What is statistical significance in A/B testing?
Statistical significance indicates the probability that the observed difference between your A and B variations is not due to random chance. If a test is 95% statistically significant, it means there’s only a 5% chance that the “winner” occurred randomly. Aim for at least 95% significance before declaring a winner to ensure your results are reliable and actionable. Most A/B testing platforms will calculate this for you, but understanding its meaning is vital for sound decision-making.
Can I run multiple A/B tests at the same time?
Yes, you can run multiple A/B tests simultaneously, but it requires careful planning to avoid “test interference.” If two tests are running on the same page or impacting the same user journey, their results might contaminate each other. It’s generally safer to run tests on different pages or distinct user segments.

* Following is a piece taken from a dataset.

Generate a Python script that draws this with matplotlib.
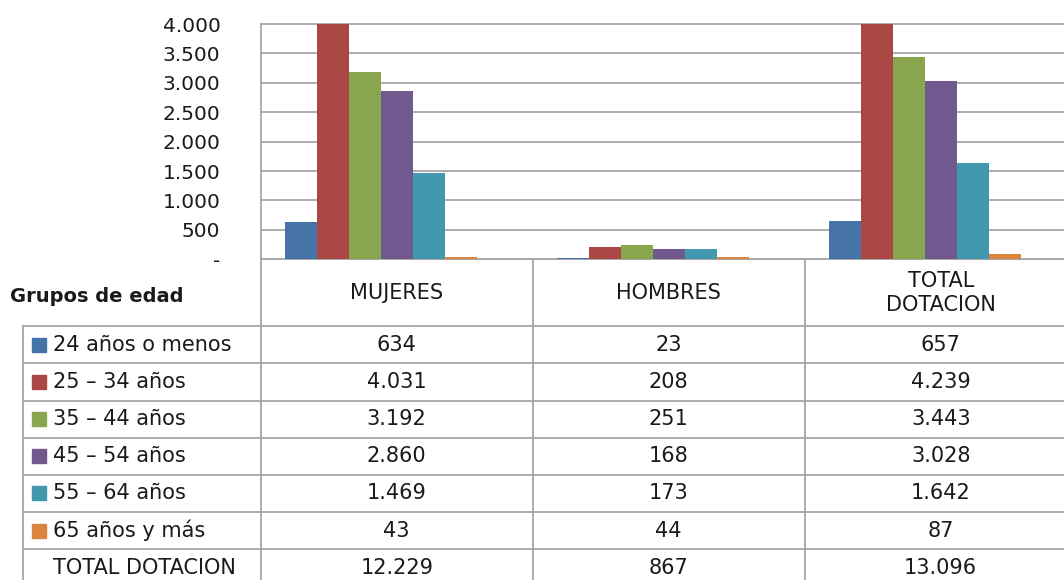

For complex scenarios where elements on the same page need testing, consider multivariate testing, which analyzes combinations of changes, though it requires significantly more traffic and planning.
What should I do if my A/B test shows no clear winner?
If your test concludes without a statistically significant winner, it’s still a valuable learning experience. It could mean your hypothesis was incorrect, the change wasn’t impactful enough to move the needle, or your sample size wasn’t large enough to detect a subtle difference. Don’t view it as a failure; view it as an insight. Document the “no winner” result, analyze segmented data for any hidden trends, and use these learnings to formulate a new hypothesis for your next experiment. Sometimes, even a neutral result prevents you from implementing a change that would have been costly or ineffective.